Madem ki Divan Edebiyatı bahsinde o edebiyatın ruh dünyasının haritası bile çizilemiyor, madem ki insanların kendilerini ait hissedecekleri bir geçmişlerinin bulunduğu belletilmektense o derslerde kızıl iftiraların atılması için fırsat kollanıyor, o hâlde doğru-dürüst bir şeyler yapılmalı. Yoksa yarım doktor insanı candan eder, yarım Divan Edebiyatı ahenkten…

Divan Edebiyatı Beyanındadır

Son birkaç cümle İsmail Hâmi Danişmend’den. İmlâsına dokunmadan elbette:

“Uzun ve dolambaçlı göç yollarından geçerek şimdiki vatanlarına yerleşmiş büyük milletlerin edebiyat tarihleri nihayet bin yıllık bir maziye kadar çıkabilir. Mesela İngiliz edebiyatının en eski vesikaları ancak onbirinci asrın “Anglosakson” metinlerine dayanmaktadır. Sekizinci asırdan on-üçüncü asra kadar pek mahdut birkaç vesikadan başka bir şey bırakmayan Alman edebiyatının asıl tarihi devri on-üçüncü asra izafe edilen “Nibelungen”lerle başlamış sayılır. Muhtelif muhacir lehçelerinin Latince’yle ihtilâtından hasıl olan Fransız dilinin edebiyat tarihi de onuncu asrın “Chansons de Geste” denilen destanlarıyla başlamıştır. (…) Oğuz Türkler’inin gerek doğudan batıya doğru yaptıkları büyük muhaceret, gerek “pastoral” denilen göçebe kültür dairesinden “islamo-ide” denilen Müslüman kültür dairesine intikal suretiyle geçirdikleri coğrafi, tarihi ve medeni tahavvüller hep bin yıllık bir zaman dairesine sığan şeylerdir. (…) Edebiyat tarihimizin nihayet İslam devrine münhasır manzarası işte bu vaziyetin pek tabii neticesidir. Hatta “Orhon ve Yenisey” kitabeleri gibi İslamiyet’le alâkadar olmayan en eski vesikalarımız bile kronoloji itibariyle Müslümanlıktan bir asır kadar muahhardır. Zaten pek mahdut bir “epigraphie” dairesi teşkil eden bu mâhkukât metinleriyle saz şairlerinin doğrudan doğruya “Folklore” sahasına giren edebi mahsulleri alâkadar ilim sahalarına bırakılmak suretiyle, Oğuz Türk edebiyatı demek, Divan edebiyatı demektir.
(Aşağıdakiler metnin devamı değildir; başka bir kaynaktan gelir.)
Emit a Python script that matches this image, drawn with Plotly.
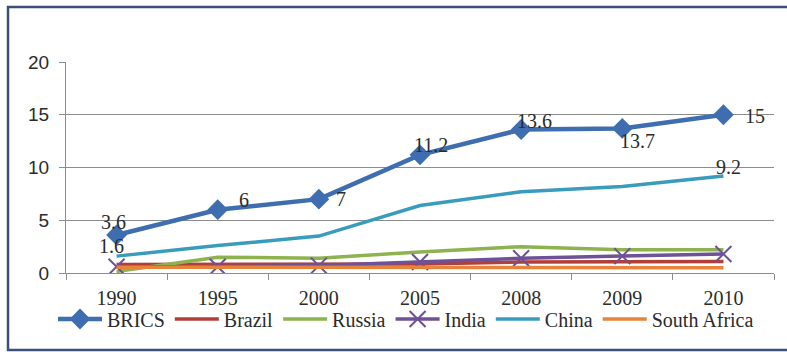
import plotly.graph_objects as go

# Categories and series (share values)
years = ["1990", "1995", "2000", "2005", "2008", "2009", "2010"]
brics = [3.6, 6, 7, 11.2, 13.6, 13.7, 15]
brazil = [0.8, 0.8, 0.8, 0.85, 1.05, 1.05, 1.1]
russia = [0.15, 1.5, 1.4, 2.0, 2.5, 2.2, 2.2]
india = [0.6, 0.6, 0.7, 1.05, 1.4, 1.6, 1.8]
china = [1.6, 2.6, 3.5, 6.4, 7.7, 8.2, 9.2]
south_africa = [0.55, 0.55, 0.55, 0.5, 0.5, 0.5, 0.5]

y_ticks = [0, 5, 10, 15, 20]

# value label placement: x / y offsets in px from each BRICS point
brics_label_offsets = [(-3, 13), (26, 10), (22, 0), (11, 10),
                       (13, 9), (15, -13), (32, -1)]
# China labels: (point index, x offset, y offset)
china_labels = [(0, -5, 10), (6, 5, 9)]

W, H = 787, 352
ML, MR, MT, MB = 66, 13, 62, 79

serif = "Liberation Serif"
sans = "Liberation Sans"
text_color = "#2b2b2b"

fig = go.Figure()

fig.add_trace(go.Scatter(
    x=years, y=brics, name="BRICS", mode="lines+markers",
    line=dict(color="#3f6eb0", width=4.5),
    marker=dict(symbol="diamond", size=16, color="#3f6eb0"),
))
fig.add_trace(go.Scatter(
    x=years, y=brazil, name="Brazil", mode="lines",
    line=dict(color="#b13f38", width=3.5),
))
fig.add_trace(go.Scatter(
    x=years, y=russia, name="Russia", mode="lines",
    line=dict(color="#8db24e", width=3.5),
))
fig.add_trace(go.Scatter(
    x=years, y=india, name="India", mode="lines+markers",
    line=dict(color="#6e5196", width=3.5),
    marker=dict(symbol="x-thin-open", size=16,
                line=dict(color="#6e5196", width=2)),
))
fig.add_trace(go.Scatter(
    x=years, y=south_africa, name="South Africa", mode="lines",
    line=dict(color="#e5843a", width=3.5), legendrank=1006,
))
fig.add_trace(go.Scatter(
    x=years, y=china, name="China", mode="lines",
    line=dict(color="#3a9cbc", width=3.5), legendrank=1005,
))
for i, tr in enumerate(fig.data):
    if tr.legendrank is None:
        tr.legendrank = 1000 + i

# value labels (x given as category index)
label_font = dict(family=serif, size=20, color=text_color)
for i, (dx, dy) in enumerate(brics_label_offsets):
    fig.add_annotation(x=i, y=brics[i], text=f"{brics[i]:g}",
                       showarrow=False, xshift=dx, yshift=dy, font=label_font)
for i, dx, dy in china_labels:
    fig.add_annotation(x=i, y=china[i], text=f"{china[i]:g}",
                       showarrow=False, xshift=dx, yshift=dy, font=label_font)

# outer frame around the whole chart
pw, ph = W - ML - MR, H - MT - MB
fig.add_shape(
    type="rect", xref="paper", yref="paper",
    x0=(8 - ML) / pw, x1=(W + 4 - ML) / pw,
    y0=(H - MB - 350) / ph, y1=(H - MB - 7) / ph,
    line=dict(color="#3d4f78", width=2.5), fillcolor="rgba(0,0,0,0)",
    layer="below",
)

fig.update_layout(
    width=W, height=H,
    margin=dict(l=ML, r=MR, t=MT, b=MB, autoexpand=False),
    paper_bgcolor="white", plot_bgcolor="white",
    showlegend=True,
    legend=dict(
        orientation="h", x=(406 - ML) / pw, xanchor="center",
        yref="container", y=1 - 319 / H, yanchor="middle",
        font=dict(family=serif, size=20, color=text_color),
        itemwidth=44, tracegroupgap=0, bgcolor="rgba(0,0,0,0)",
    ),
    xaxis=dict(
        type="category", range=[-0.5, 6.5], tickson="boundaries",
        showgrid=False, showline=True, linecolor="#8c8c8c", linewidth=1,
        ticks="outside", ticklen=6, tickcolor="#8c8c8c",
        ticklabelstandoff=7,
        tickfont=dict(family=serif, size=20, color=text_color),
        zeroline=False,
    ),
    yaxis=dict(
        range=[0, 20], tickvals=y_ticks,
        showgrid=True, gridcolor="#8c8c8c", gridwidth=1,
        showline=True, linecolor="#8c8c8c", linewidth=1,
        ticks="outside", ticklen=6, tickcolor="#8c8c8c",
        ticklabelstandoff=6,
        tickfont=dict(family=sans, size=19, color=text_color),
        zeroline=False,
    ),
)

fig.write_html("out.html")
Hatta son zamanlar “Tanzimat Edebiyatı” dediğimiz devir bile onun biraz daha yenileşerek devamından başka bir şey değildir. İhzari teşekkül itibariyle beraber dokuz asra yakın bir zaman Türk edebi kültürü, işte bu Divan kültüründen ibarettir. Arap ve İran tesirinden bahsederek bunu istihfafa kalkışmak, netice itibariyle bütün Türk edebiyatını istihfaf ve inkâr etmek demektir. Çünkü ondan evvel ona benzer bir şey bulamayacağımız gibi, ondan sonra da henüz öyle bir şey vücuda gelmemiştir.
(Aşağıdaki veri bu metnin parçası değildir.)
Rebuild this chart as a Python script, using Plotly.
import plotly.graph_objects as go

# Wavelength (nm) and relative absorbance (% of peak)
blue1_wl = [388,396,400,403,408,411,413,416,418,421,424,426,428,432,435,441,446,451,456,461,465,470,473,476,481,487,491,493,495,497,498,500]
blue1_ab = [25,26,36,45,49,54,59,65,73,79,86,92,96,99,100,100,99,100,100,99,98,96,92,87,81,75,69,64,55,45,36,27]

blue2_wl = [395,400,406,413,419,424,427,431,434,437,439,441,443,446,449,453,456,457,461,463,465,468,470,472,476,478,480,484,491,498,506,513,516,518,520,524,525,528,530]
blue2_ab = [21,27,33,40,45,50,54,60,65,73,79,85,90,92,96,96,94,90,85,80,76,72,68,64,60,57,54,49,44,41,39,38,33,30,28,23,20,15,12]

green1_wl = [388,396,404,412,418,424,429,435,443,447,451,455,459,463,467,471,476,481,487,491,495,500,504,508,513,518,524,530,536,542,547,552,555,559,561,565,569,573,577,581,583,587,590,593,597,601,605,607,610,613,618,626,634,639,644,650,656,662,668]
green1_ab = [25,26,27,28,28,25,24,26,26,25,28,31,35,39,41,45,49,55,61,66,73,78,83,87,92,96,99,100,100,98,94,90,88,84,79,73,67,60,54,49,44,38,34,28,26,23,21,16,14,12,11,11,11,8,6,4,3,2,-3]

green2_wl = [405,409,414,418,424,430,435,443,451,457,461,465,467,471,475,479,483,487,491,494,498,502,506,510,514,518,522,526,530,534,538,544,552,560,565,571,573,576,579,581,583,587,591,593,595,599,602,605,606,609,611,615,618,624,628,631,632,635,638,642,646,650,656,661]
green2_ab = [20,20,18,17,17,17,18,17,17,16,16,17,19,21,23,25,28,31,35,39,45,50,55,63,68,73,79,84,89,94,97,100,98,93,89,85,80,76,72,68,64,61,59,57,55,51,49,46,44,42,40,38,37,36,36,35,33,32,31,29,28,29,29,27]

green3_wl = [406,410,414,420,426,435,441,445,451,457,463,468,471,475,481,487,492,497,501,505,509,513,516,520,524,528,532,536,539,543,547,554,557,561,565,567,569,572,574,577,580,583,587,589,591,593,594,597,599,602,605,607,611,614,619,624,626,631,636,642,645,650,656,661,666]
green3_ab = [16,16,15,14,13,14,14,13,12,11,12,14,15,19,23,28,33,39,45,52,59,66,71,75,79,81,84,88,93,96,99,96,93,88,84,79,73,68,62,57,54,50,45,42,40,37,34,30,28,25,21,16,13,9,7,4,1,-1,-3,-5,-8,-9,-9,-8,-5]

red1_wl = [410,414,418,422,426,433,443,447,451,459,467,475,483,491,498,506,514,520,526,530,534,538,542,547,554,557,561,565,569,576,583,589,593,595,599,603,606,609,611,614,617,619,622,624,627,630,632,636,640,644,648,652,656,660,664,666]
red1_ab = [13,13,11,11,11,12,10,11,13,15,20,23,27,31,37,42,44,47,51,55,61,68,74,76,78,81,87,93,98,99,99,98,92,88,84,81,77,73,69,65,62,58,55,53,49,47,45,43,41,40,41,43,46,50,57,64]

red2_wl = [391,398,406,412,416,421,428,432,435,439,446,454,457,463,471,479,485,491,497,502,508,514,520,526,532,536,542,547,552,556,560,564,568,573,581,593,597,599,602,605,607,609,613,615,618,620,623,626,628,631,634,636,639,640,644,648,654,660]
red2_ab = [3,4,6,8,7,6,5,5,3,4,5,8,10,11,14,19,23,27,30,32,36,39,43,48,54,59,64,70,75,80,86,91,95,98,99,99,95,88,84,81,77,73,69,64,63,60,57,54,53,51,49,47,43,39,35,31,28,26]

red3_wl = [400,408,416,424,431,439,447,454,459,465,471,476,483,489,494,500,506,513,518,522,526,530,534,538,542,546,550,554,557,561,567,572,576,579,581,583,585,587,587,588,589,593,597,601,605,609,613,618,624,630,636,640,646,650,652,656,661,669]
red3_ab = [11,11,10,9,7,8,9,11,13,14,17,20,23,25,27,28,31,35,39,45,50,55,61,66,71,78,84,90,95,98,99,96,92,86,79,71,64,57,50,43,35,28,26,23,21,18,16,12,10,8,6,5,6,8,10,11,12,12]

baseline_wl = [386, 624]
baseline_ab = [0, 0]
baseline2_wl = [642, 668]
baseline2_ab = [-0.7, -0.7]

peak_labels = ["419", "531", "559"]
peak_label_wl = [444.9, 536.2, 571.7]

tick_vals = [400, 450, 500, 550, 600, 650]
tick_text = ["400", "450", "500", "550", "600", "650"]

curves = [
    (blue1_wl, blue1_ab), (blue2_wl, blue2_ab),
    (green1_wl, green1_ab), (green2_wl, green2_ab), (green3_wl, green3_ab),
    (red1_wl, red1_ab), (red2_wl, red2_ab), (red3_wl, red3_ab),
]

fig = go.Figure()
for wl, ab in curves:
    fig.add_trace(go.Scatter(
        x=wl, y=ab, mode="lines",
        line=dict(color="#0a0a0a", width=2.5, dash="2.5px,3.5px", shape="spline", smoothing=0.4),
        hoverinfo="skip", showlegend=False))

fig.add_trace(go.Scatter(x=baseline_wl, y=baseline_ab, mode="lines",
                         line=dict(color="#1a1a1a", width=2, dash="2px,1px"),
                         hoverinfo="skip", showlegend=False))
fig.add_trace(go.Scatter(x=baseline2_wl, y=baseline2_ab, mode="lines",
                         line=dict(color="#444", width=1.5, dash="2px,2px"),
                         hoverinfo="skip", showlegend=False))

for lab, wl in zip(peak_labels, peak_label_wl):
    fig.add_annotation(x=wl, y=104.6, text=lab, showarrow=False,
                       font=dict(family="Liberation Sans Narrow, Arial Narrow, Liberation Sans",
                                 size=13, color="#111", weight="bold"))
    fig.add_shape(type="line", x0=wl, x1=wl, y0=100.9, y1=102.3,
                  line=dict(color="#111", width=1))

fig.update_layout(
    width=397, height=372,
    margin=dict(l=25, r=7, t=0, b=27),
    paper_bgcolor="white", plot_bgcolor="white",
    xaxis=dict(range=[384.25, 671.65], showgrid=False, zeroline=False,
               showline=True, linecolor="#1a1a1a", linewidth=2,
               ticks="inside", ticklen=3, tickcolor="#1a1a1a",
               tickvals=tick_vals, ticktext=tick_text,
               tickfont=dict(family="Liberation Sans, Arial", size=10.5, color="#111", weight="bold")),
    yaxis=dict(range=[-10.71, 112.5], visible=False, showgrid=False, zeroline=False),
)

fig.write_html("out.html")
Divan edebiyatında bilhassa vezin ve şiir şekilleri itibariyle Arap ve mecazlarla mazmunlar itibariyle Acem tesiri bulunması, bu edebiyatın milli mahiyetini ihlâl edecek bir vaziyet değildir.” (Türklük Meseleleri, İsmail Hâmi Danişmend, s. 167, İstanbul, 1966).

Demek ki neymiş, bir edebiyatta herhangi bir yabancı edebiyatın etkisinin bulunması, o edebiyatın milliyetine ve müstakiliyetine herhangi bir halel getirmez imiş.